We’ll find out how right or wrong we are tonight, when New Mandala will be hosting a live blog from the Australian National University campus in Canberra, with guest bloggers contributing analysis and observations from the ground in Malaysia. You can keep up with our contributors’ commentary at the Live Blog page from 5:00pm KL time/7:00pm Australian Eastern Standard Time.
Until then, here are what we think are some possible outcomes of today’s vote, ordered from most probable to least probable:
1: BN wins the election, but loses the popular vote and wins with fewer seats than in GE13 (133 seats).
How? BN does well in Sabah and Sarawak and holds a significant number of Malay-majority seats in Peninsula, in part as a result of malapportionment and the role of PAS in splitting the non-UMNO Malay vote (i.e. what Malaysian politicos are calling the “three-cornered fight” phenomenon). BN wins somewhere between 112-130 seats.
The popular vote can be used to try to claim a moral victory. The Anwar Ibrahim-led Pakatan Rakyat coalition won 51% of votes in at GE13 in 2013. If the latest opinion polling from the Merdeka Center is accurate, then BN neither the two main coalitions will win a popular vote majority, with PAS taking up the remainder.
What would this mean? Barisan’s declining popular vote contributes to the erosion of Najib’s legitimacy in the eyes of both the Malaysian public and the international community. If UMNO loses significant ground in the seat count, disgruntled UMNO members have further reason for finding another prime minister when (or if) they hold party elections. Najib had previously delayed these party elections, saying he wanted his party to focus on GE14. If the result is bad, the knives will be out. Najib has shown himself to be a smart political operator, but will need to continue to harden his rule to do so. This means more crackdowns on political opponents, on media freedom (online and offline) and civil liberties more broadly. And expect more pro-Malay, Islam policies to shore up popular support.
2: Hung parliament. PAS supports BN which enables it to retain power.
How? BN wins less than 112 seats but more than or similar number to the opposition. Together with seats from PAS (presuming PAS gets enough to get BN over the line) BN are able to form a minority government.
3: BN wins the election with more seats than in GE13.
How? Mahathir’s party flops, due in large part to poor local candidates and lack of party machinery in rural areas. Or, BN benefits significantly from the “three-way fights” as PAS splits the non-UMNO Malay vote, leaving BN winning seats on plurality thanks to the first-past-the-post system. BN does well in Johor in particular, which would be a big disappointment for the opposition.

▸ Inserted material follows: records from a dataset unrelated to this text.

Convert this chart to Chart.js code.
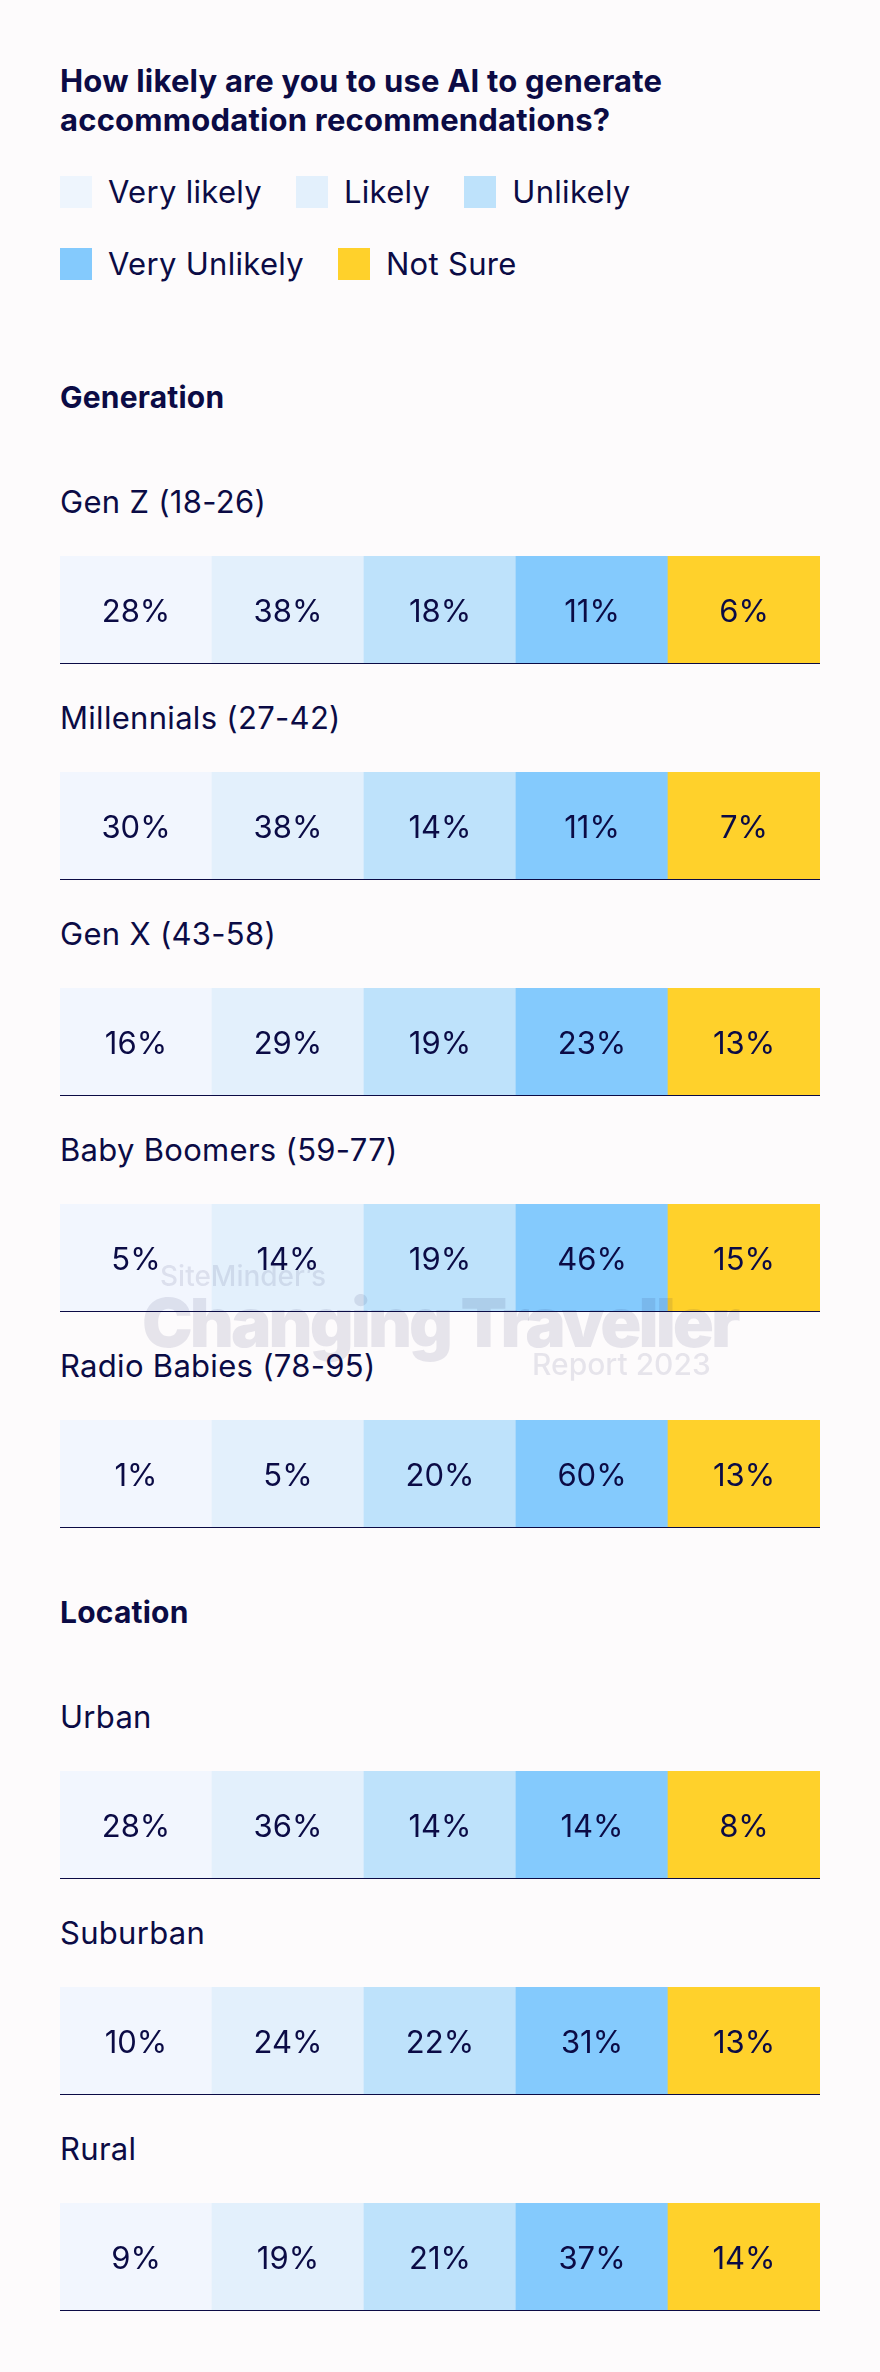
<!DOCTYPE html>
<html lang="en">
<head>
    <meta charset="UTF-8">
    <title>AI accommodation recommendations</title>
    <script src="https://cdn.jsdelivr.net/npm/chart.js"></script>
    <style>
        body {
            margin: 0;
            background: #fdfbfc;
            font-family: Inter, "Noto Sans", sans-serif;
            color: #0b0b45;
        }
        .page {
            position: relative;
            width: 880px;
            height: 2372px;
            overflow: hidden;
        }
        .content {
            padding-left: 60px;
            width: 760px;
        }
        h1 {
            margin: 61px 0 0 0;
            font-size: 31px;
            line-height: 39px;
            font-weight: 700;
            letter-spacing: 0.2px;
        }
        #legend {
            display: flex;
            flex-wrap: wrap;
            row-gap: 40px;
            margin-top: 37px;
        }
        .legend-item {
            display: flex;
            align-items: center;
            height: 32px;
            margin-right: 34px;
            font-size: 31px;
            line-height: 32px;
            letter-spacing: 0.3px;
        }
        .legend-box {
            width: 32px;
            height: 32px;
            margin-right: 16px;
        }
        h2 {
            margin: 0;
            font-size: 30px;
            line-height: 36px;
            font-weight: 700;
            letter-spacing: 0.2px;
        }
        .row-label {
            font-size: 31px;
            line-height: 36px;
            letter-spacing: 0.3px;
        }
        .bar-wrap {
            position: relative;
            height: 109px;
            margin-top: 36px;
        }
        .watermark {
            position: absolute;
            color: rgba(30, 30, 90, 0.1);
            line-height: 1;
            white-space: nowrap;
            pointer-events: none;
        }
    </style>
</head>
<body>
<div class="page">
    <div class="content">
        <h1>How likely are you to use AI to generate accommodation recommendations?</h1>
        <div id="legend"></div>
        <div id="sections"></div>
    </div>
    <div class="watermark" style="left:160px; top:1262px; font-size:28px; font-weight:500;">SiteMinder’s</div>
    <div class="watermark" style="left:142px; top:1288px; font-size:68px; font-weight:900; letter-spacing:-3px;">Changing Traveller</div>
    <div class="watermark" style="left:532px; top:1349px; font-size:30px; font-weight:500;">Report 2023</div>
</div>

<script>
    // answers and their colours
    const answers = ['Very likely', 'Likely', 'Unlikely', 'Very Unlikely', 'Not Sure'];
    const answerColors = ['#f2f6fe', '#e3f0fc', '#bee2fb', '#84cafd', '#ffd12b'];

    // Generation
    const generationRows = ['Gen Z (18-26)', 'Millennials (27-42)', 'Gen X (43-58)', 'Baby Boomers (59-77)', 'Radio Babies (78-95)'];
    const genZ = [28, 38, 18, 11, 6];
    const millennials = [30, 38, 14, 11, 7];
    const genX = [16, 29, 19, 23, 13];
    const babyBoomers = [5, 14, 19, 46, 15];
    const radioBabies = [1, 5, 20, 60, 13];

    // Location
    const locationRows = ['Urban', 'Suburban', 'Rural'];
    const urban = [28, 36, 14, 14, 8];
    const suburban = [10, 24, 22, 31, 13];
    const rural = [9, 19, 21, 37, 14];

    const sections = [
        { title: 'Generation', rows: generationRows, values: [genZ, millennials, genX, babyBoomers, radioBabies] },
        { title: 'Location', rows: locationRows, values: [urban, suburban, rural] }
    ];

    const navy = '#0b0b45';

    // legend
    const legend = document.getElementById('legend');
    answers.forEach((a, i) => {
        const item = document.createElement('div');
        item.className = 'legend-item';
        const box = document.createElement('span');
        box.className = 'legend-box';
        box.style.background = i === 0 ? '#eef5fd' : answerColors[i];
        const txt = document.createElement('span');
        txt.textContent = a;
        item.appendChild(box);
        item.appendChild(txt);
        legend.appendChild(item);
    });

    // percentage labels in the middle of each cell
    const cellLabels = {
        id: 'cellLabels',
        afterDatasetsDraw(chart) {
            const ctx = chart.ctx;
            const values = chart.options.plugins.cellLabels.values;
            const meta = chart.getDatasetMeta(0);
            ctx.save();
            ctx.font = '400 31px Inter, "Noto Sans", sans-serif';
            ctx.fillStyle = navy;
            ctx.textAlign = 'center';
            ctx.textBaseline = 'alphabetic';
            meta.data.forEach((bar, i) => {
                const mid = (bar.y + bar.base) / 2;
                ctx.fillText(values[i] + '%', bar.x, mid + 12);
            });
            ctx.restore();
        }
    };

    function drawRow(canvas, values) {
        new Chart(canvas, {
            type: 'bar',
            data: {
                labels: answers,
                datasets: [{
                    label: 'share',
                    // every cell fills the row; the number is shown as text
                    data: answers.map(() => 1),
                    backgroundColor: answerColors,
                    borderWidth: 0,
                    barPercentage: 1,
                    categoryPercentage: 1
                }]
            },
            options: {
                responsive: true,
                maintainAspectRatio: false,
                animation: false,
                layout: { padding: { bottom: 2 } },
                plugins: {
                    legend: { display: false },
                    tooltip: { enabled: false },
                    cellLabels: { values: values }
                },
                scales: {
                    x: {
                        grid: { display: false, drawTicks: false },
                        ticks: { display: false },
                        border: { display: true, color: navy, width: 2 }
                    },
                    y: {
                        display: false,
                        min: 0,
                        max: 1
                    }
                }
            },
            plugins: [cellLabels]
        });
    }

    const holder = document.getElementById('sections');
    sections.forEach((sec, s) => {
        const h = document.createElement('h2');
        h.textContent = sec.title;
        h.style.marginTop = s === 0 ? '99px' : '65px';
        holder.appendChild(h);

        sec.rows.forEach((name, r) => {
            const label = document.createElement('div');
            label.className = 'row-label';
            label.textContent = name;
            label.style.marginTop = r === 0 ? '69px' : '35px';
            holder.appendChild(label);

            const wrap = document.createElement('div');
            wrap.className = 'bar-wrap';
            const canvas = document.createElement('canvas');
            wrap.appendChild(canvas);
            holder.appendChild(wrap);

            drawRow(canvas, sec.values[r]);
        });
    });
</script>
</body>
</html>
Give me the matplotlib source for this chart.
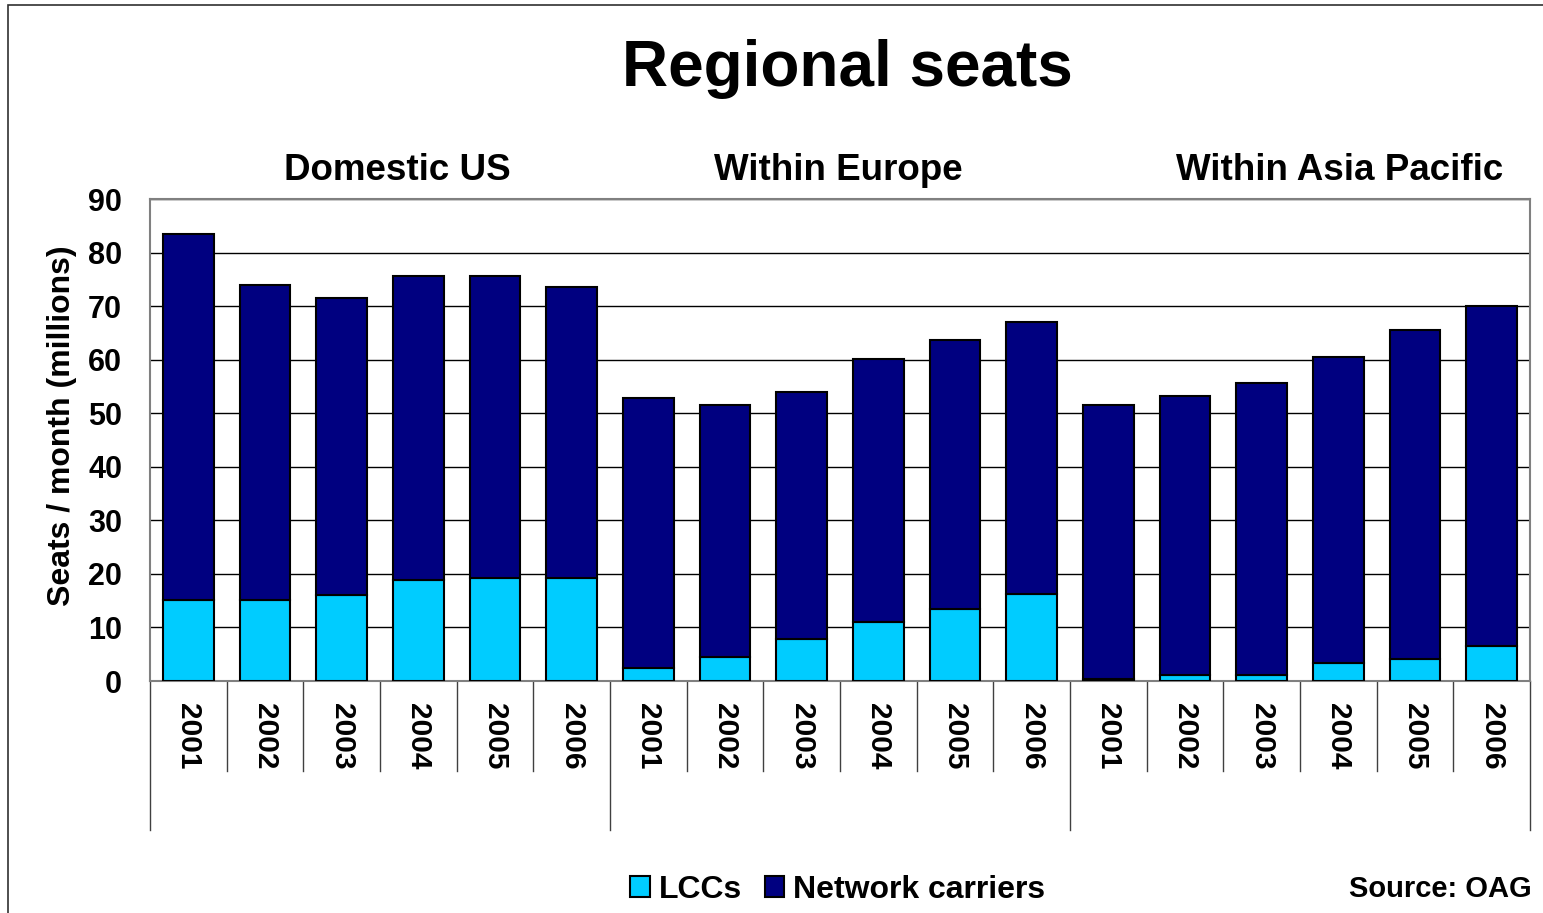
import numpy as np
import matplotlib
matplotlib.use("Agg")
import matplotlib.pyplot as plt
import matplotlib.patches as mpatches
import matplotlib.transforms as mtransforms

plt.rcParams['font.family'] = ['Liberation Sans', 'DejaVu Sans']
plt.rcParams['font.weight'] = 'bold'

# data (millions of seats per month)
regions = ['Domestic US', 'Within Europe', 'Within Asia Pacific']
years = ['2001', '2002', '2003', '2004', '2005', '2006']
lccs = [15.1, 15.1, 16.1, 18.9, 19.2, 19.2,
        2.4, 4.5, 7.8, 11.0, 13.4, 16.2,
        0.4, 1.1, 1.1, 3.4, 4.1, 6.5]
totals = [83.5, 73.9, 71.5, 75.6, 75.6, 73.6,
          52.8, 51.5, 54.0, 60.1, 63.7, 67.0,
          51.5, 53.2, 55.6, 60.5, 65.5, 70.0]
network = [t - l for t, l in zip(totals, lccs)]

LCC_COL = '#00CCFF'
NET_COL = '#000080'

W, H = 1543, 913
fig = plt.figure(figsize=(W / 100, H / 100), dpi=100)
ax = fig.add_axes([150 / W, 1 - 681 / H, 1380 / W, 482 / H])

x = np.arange(len(lccs))
ax.bar(x, lccs, width=0.665, color=LCC_COL, edgecolor='black', linewidth=1.5,
       label='LCCs', zorder=3)
ax.bar(x, network, bottom=lccs, width=0.665, color=NET_COL, edgecolor='black',
       linewidth=1.5, label='Network carriers', zorder=3)

ax.set_xlim(-0.5, len(lccs) - 0.5)
ax.set_ylim(0, 90)
ax.set_yticks(range(0, 91, 10))
ax.tick_params(axis='y', labelsize=22, length=0, pad=20)
for lab in ax.get_yticklabels():
    lab.set_fontweight('bold')
ax.yaxis.grid(True, color='black', linewidth=1.0, zorder=0)
ax.set_axisbelow(True)
for s in ax.spines.values():
    s.set_color('#808080')
    s.set_linewidth(1.5)

ax.set_xticks(x)
ax.set_xticklabels(years * len(regions), rotation=270, fontsize=21.5,
                   fontweight='bold', va='top', ha='center')
ax.tick_params(axis='x', length=0, pad=16)

ax.set_ylabel('Seats / month (millions)', fontsize=23, fontweight='bold',
              va='center')
ax.yaxis.set_label_coords((62 - 150) / 1380, (681 - 426) / 482)

# category separators below the axis
trans = mtransforms.blended_transform_factory(ax.transData, ax.transAxes)
n = len(years)
for i in range(len(lccs) + 1):
    bx = i - 0.5
    depth = -149 / 482 if i % n == 0 else -90 / 482
    ax.plot([bx, bx], [0, depth], transform=trans, color='#404040',
            linewidth=1.0, clip_on=False)

# region headers
hdr_x = [397, 838, 1340]
for name, hx in zip(regions, hdr_x):
    fig.text(hx / W, 1 - 170 / H, name, ha='center', va='center',
             fontsize=26.5, fontweight='bold')

fig.text(847 / W, 1 - 69 / H, 'Regional seats', ha='center', va='center',
         fontsize=46, fontweight='bold')

leg = fig.legend(loc='center', bbox_to_anchor=(838 / W, 1 - 890 / H), ncol=2,
                 frameon=False, prop={'size': 23, 'weight': 'bold'},
                 handlelength=0.6, handleheight=0.65, handletextpad=0.3,
                 columnspacing=0.7)

fig.text(1532 / W, 1 - 889 / H, 'Source: OAG', ha='right', va='center',
         fontsize=21, fontweight='bold')

# outer frame of the slide
fig.add_artist(mpatches.Rectangle((8 / W, -0.1), 1.2, 1.1 - 5 / H,
                                  transform=fig.transFigure, fill=False,
                                  edgecolor='#303030', linewidth=1.2))

fig.savefig('out.png', dpi=100, facecolor='white')
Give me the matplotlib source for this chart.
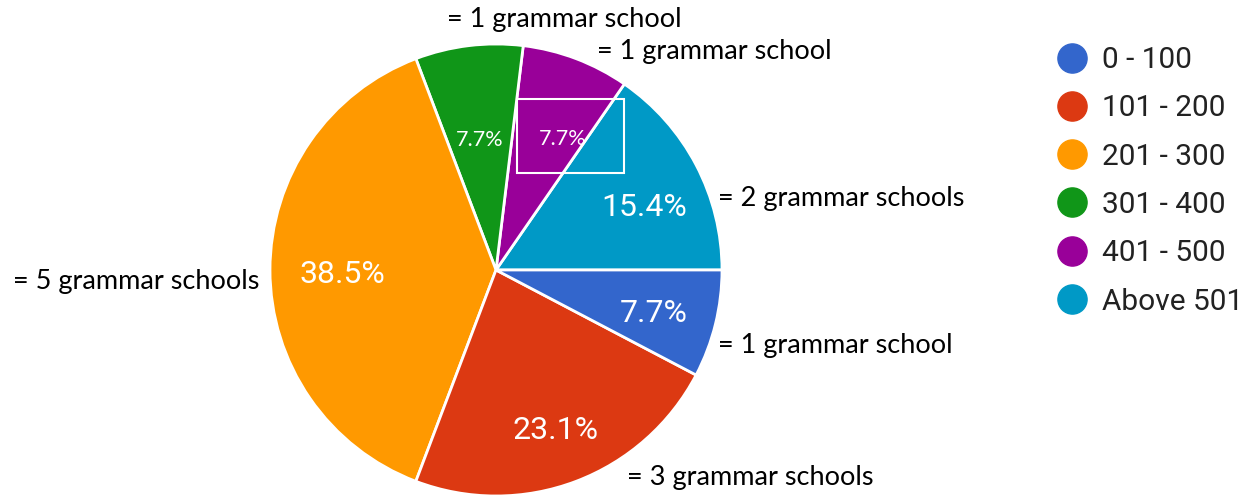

What would this mean? That Najib has significant legitimacy in the eyes of his party, UMNO, given that the result was better than the previous election. He is wholeheartedly reinstated as UMNO leader in party elections next year. His immediate subordinates presumably win their seats, and remain happy with a Najib-led government. If the BN wins the crucial two-thirds parliamentary majority, that would mean they have the power to change the constitution.
4: The opposition wins the election. Mahathir becomes Prime Minister.
How? The “Malay tsunami” happens, and the opposition wins around 100 seats in Peninsular Malaysia. PAS voters switch to opposition parties PKR and Amanah. Or, Sabah’s Heritage Party (Warisan) is successful enough to help get PH over the line.
What would this mean? Mahathir would declare an undisputed victory, but the immediate question would be whether Najib accepts defeat. The recent comment by the armed forces chief and the police that they don’t support any political party is significant, suggesting that the potential for regime change is at least being discussed. But would the BN really give up power? The 2016 National Security Council Bill gives virtually unlimited powers of the Prime Minister to call a state of emergency in a particular state or indeed nation-wide.